Now, as a counsellor, I understand that the things people say about others often tell us far more about them than the person they’re aimed at.
Women are taught to compare, compete and measure themselves against each other. It’s exhausting.
The truth is, secure people rarely need to do that. They don’t need to rank other women, tear them down, or make cruel comments to feel better about themselves.
The people who say these things are often speaking from their own insecurity, hurt or need to feel superior. That doesn’t make it okay, but it does make it less about the person they’re talking about.
It’s something I see in my counselling room too. So many people are carrying around comments that were said years ago. A throwaway remark from a parent, partner, friend or stranger that somehow became part of the way they see themselves.
But someone else’s opinion is not your identity.
I’ve survived too much in my life to let someone else’s opinion define me.

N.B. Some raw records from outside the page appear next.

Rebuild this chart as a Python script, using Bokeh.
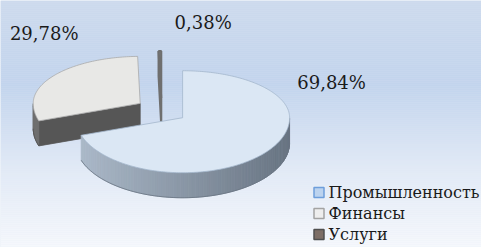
import numpy as np
from bokeh.plotting import figure
from bokeh.models import Range1d
from bokeh.core.properties import value
from bokeh.embed import file_html
from bokeh.resources import INLINE

# ---------------- data ----------------
categories = ["Промышленность", "Финансы", "Услуги"]
shares = [69.84, 29.78, 0.38]
label_texts = ["69,84%", "29,78%", "0,38%"]

# ---------------- styles / layout ----------------
top_colors = ["#dbe7f4", "#e8e8e6", "#8c8c8c"]
side_light = [(172, 186, 202), (110, 110, 110), (120, 120, 120)]
side_dark = [(104, 116, 130), (80, 80, 80), (100, 100, 100)]
face_colors = ["#8d9bab", "#565656", "#6f6f6f"]
edge_colors = ["#a3b6cc", "#a9a9a9", "#6f6f6f"]
legend_fill = ["#bcd3ef", "#eeeeee", "#7d6e66"]
legend_line = ["#6e9edb", "#a3a3a3", "#4f4f4f"]
label_offsets = [(149, -35), (-96, -70), (42, -76)]  # px from exploded slice centre

W, H = 481, 247
CX, CY = 161, 110
RX, RY_BACK, RY_FRONT = 107, 47, 55
DEPTH = 25
EXPLODE = 26
FONT = "DejaVu Serif"

p = figure(width=W, height=H, output_backend="svg", toolbar_location=None,
           x_range=Range1d(0, W), y_range=Range1d(H, 0),
           x_axis_location=None, y_axis_location=None, min_border=0)
p.grid.visible = False
p.outline_line_color = None
p.background_fill_color = "#dde7f4"
p.border_fill_color = "#dde7f4"

# background gradient (bands)
stops_y = [0, 85, 170, 247]
stops_c = [(205, 218, 237), (194, 212, 237), (226, 234, 246), (246, 248, 252)]
band_top = np.arange(0, 248, 2)
band_cols = []
for y in band_top:
    c = [int(round(np.interp(y + 1, stops_y, [s[i] for s in stops_c]))) for i in range(3)]
    band_cols.append("#%02x%02x%02x" % tuple(c))
p.quad(left=0, right=490, top=band_top, bottom=band_top + 2.2,
       fill_color=band_cols, line_color=None)


def rim(ox, oy, th):
    t = np.radians(th)
    ry = np.where(np.sin(t) < 0, RY_FRONT, RY_BACK)
    return ox + RX * np.cos(t), oy - ry * np.sin(t)


def hexc(c):
    return "#%02x%02x%02x" % tuple(int(round(v)) for v in c)


K = (RY_BACK + RY_FRONT) / 2 / RX
cum = np.concatenate([[0], np.cumsum(shares)])
slices = []
for i, s in enumerate(shares):
    a0 = 90 - 360 * cum[i] / 100.0
    a1 = 90 - 360 * cum[i + 1] / 100.0
    mid = np.radians((a0 + a1) / 2)
    ox = CX + EXPLODE * np.cos(mid)
    oy = CY - EXPLODE * K * np.sin(mid)
    slices.append((a0, a1, ox, oy))

# draw back to front
for i in [2, 1, 0]:
    a0, a1, ox, oy = slices[i]
    lw = 2.2 if i == 2 else 0.8
    # radial faces
    for edge, normal in [(a0, a0 + 90), (a1, a1 - 90)]:
        if np.sin(np.radians(normal)) < -1e-6:
            rx_, ry_ = rim(ox, oy, edge)
            xs = [ox, float(rx_), float(rx_), ox]
            ys = [oy, float(ry_), float(ry_) + DEPTH, oy + DEPTH]
            p.patch(xs, ys, fill_color=face_colors[i], line_color=face_colors[i], line_width=lw)
    # outer side wall
    n = max(int(abs(a0 - a1) / 2), 2)
    th = np.linspace(a1, a0, n + 1)
    sx, sy, sc = [], [], []
    for j in range(n):
        tm = np.radians((th[j] + th[j + 1]) / 2)
        if np.sin(tm) < 0:
            x0, y0 = rim(ox, oy, th[j])
            x1, y1 = rim(ox, oy, th[j + 1])
            sx.append([float(x0), float(x1), float(x1), float(x0)])
            sy.append([float(y0), float(y1), float(y1) + DEPTH, float(y0) + DEPTH])
            f = (np.cos(tm) + 1) / 2
            c = [side_light[i][k] + (side_dark[i][k] - side_light[i][k]) * f for k in range(3)]
            sc.append(hexc(c))
    if sx:
        p.patches(sx, sy, fill_color=sc, line_color=sc, line_width=0.8)
        bx = [x[0] for x in sx] + [sx[-1][1]]
        by = [y[3] for y in sy] + [sy[-1][2]]
        p.line(bx, by, line_color=hexc(side_dark[i]), line_width=0.8)
    # top surface
    th = np.linspace(a1, a0, max(int(abs(a0 - a1)), 2) + 1)
    tx, ty = rim(ox, oy, th)
    p.patch([ox] + list(tx), [oy] + list(ty), fill_color=top_colors[i],
            line_color=edge_colors[i], line_width=lw)

# data labels
lx = [slices[i][2] + label_offsets[i][0] for i in range(3)]
ly = [slices[i][3] + label_offsets[i][1] for i in range(3)]
p.text(x=lx, y=ly, text=label_texts, text_align="center", text_baseline="middle",
       text_font=value(FONT), text_font_size="18px", text_color="#1a1a1a")

# legend
leg_x = 318.5
leg_y = [192 + 21 * i for i in range(len(categories))]
p.scatter(x=[leg_x] * 3, y=leg_y, marker="square", size=10,
          fill_color=legend_fill, line_color=legend_line, line_width=1.5)
p.text(x=[leg_x + 9.5] * 3, y=leg_y, text=categories, text_align="left",
       text_baseline="middle", text_font=value(FONT), text_font_size="16px",
       text_color="#1a1a1a")

open("out.html", "w").write(file_html(p, INLINE))
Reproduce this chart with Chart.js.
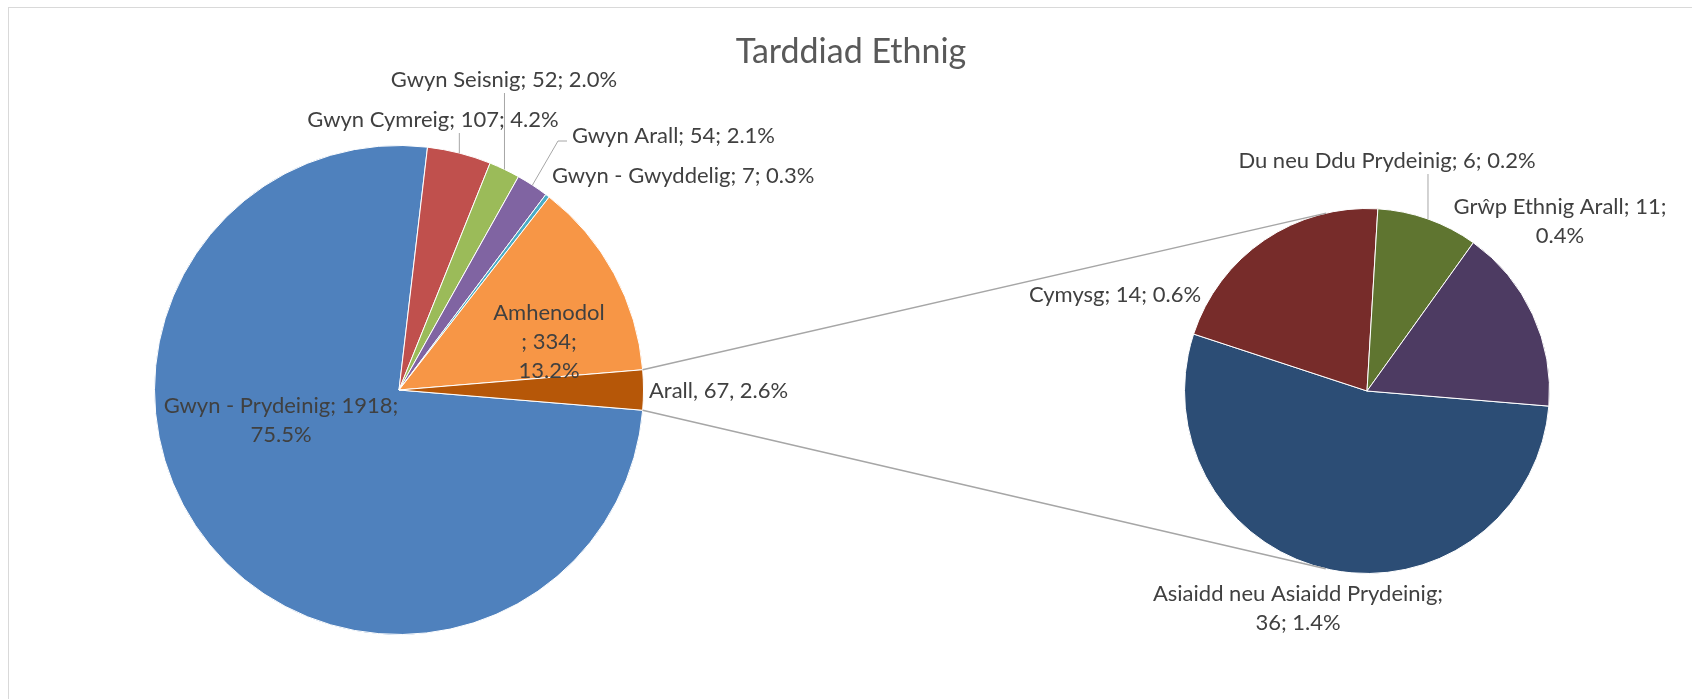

I’d rather be known for my kindness, my resilience and how I treat people than whether I fit someone else’s idea of beautiful.
And to anyone carrying a comment that’s lived in their head for too long: challenge it. Ask yourself whose voice it is, and whether it’s a voice you’d go to for advice in the first place.
Because looks change.
Character doesn’t.
❤️
And if someone feels better about themselves by calling another woman ugly, that’s a competition I was never interested in winning anyway.